Margulies, who had been battling cancer, died Tuesday at Cedars-Sinai Medical Center, family friend Maurice Segal said Wednesday.
The producer earned three Emmy awards during his career. The first was for the 1977 miniseries Roots, and the second for Roots: The Next Generations in 1979. The series chronicled the family of the late author Alex B. Haley from slavery to present times.
Margulies' third Emmy was for 1991's Separate but Equal, which starred Sidney Poitier in a docudrama about the early career of Thurgood Marshall, the first black U.S. Supreme Court justice.
Margulies helped produce the 1973 film documentary Visions of Eight, about the 1972 Olympics. It won a Golden Globe for best documentary.
The American Film Institute honored him in 1996 with its annual Producer of the Year Award, presented for "a distinguished, career-long contribution to the world of television and entertainment."

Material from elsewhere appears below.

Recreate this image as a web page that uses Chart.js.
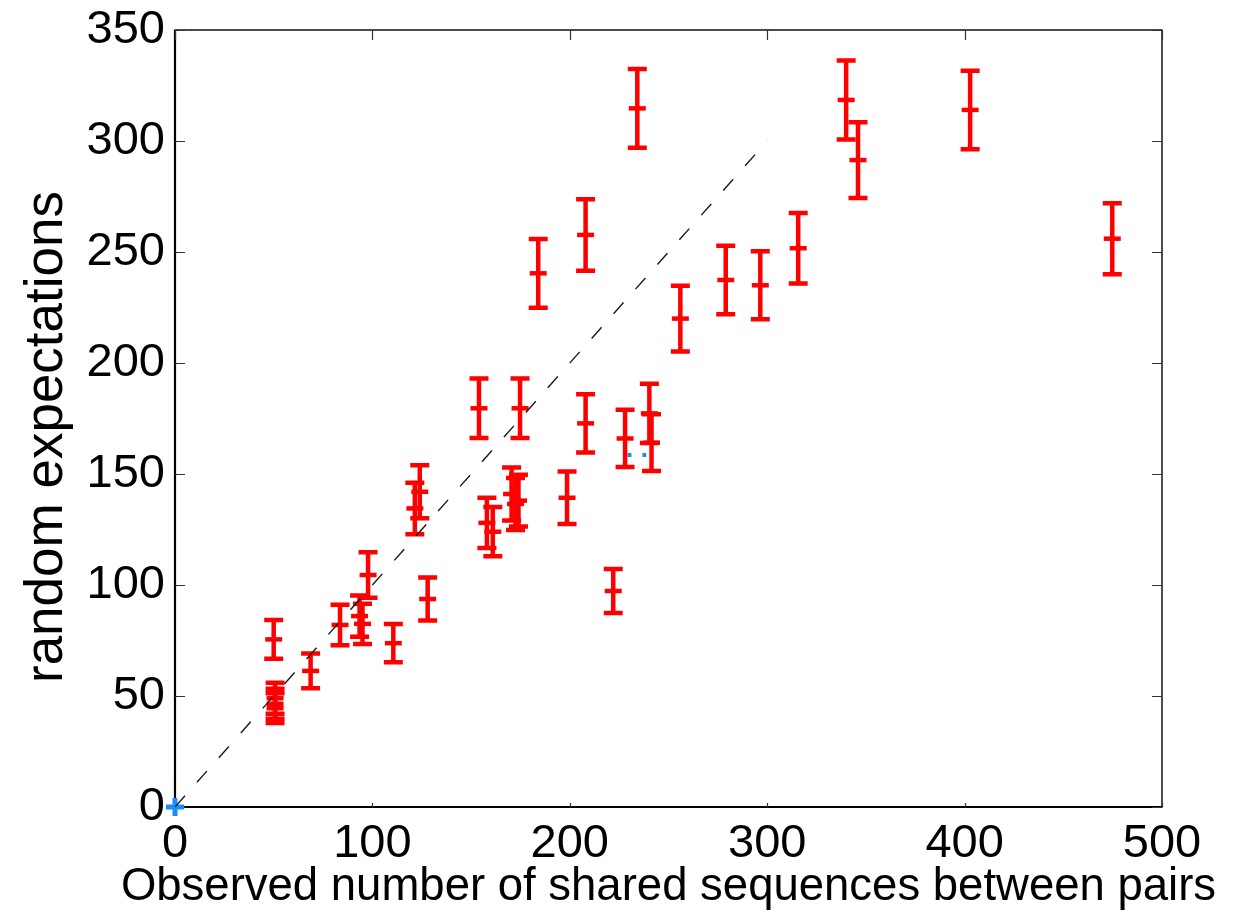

Born in New York City, Margulies served in the Army Air Force and the infantry during World War II. Later, he wrote for several military newspapers and worked as a reporter in Salt Lake City.
In addition to his TV work, he produced nine films for theatrical release, including Forty Pounds of Trouble, Those Magnificent Men in Their Flying Machines and Willy Wonka and the Chocolate Factory.
His last production was the TV movie Dash and Lilly, about mystery writer Dashiell Hammett.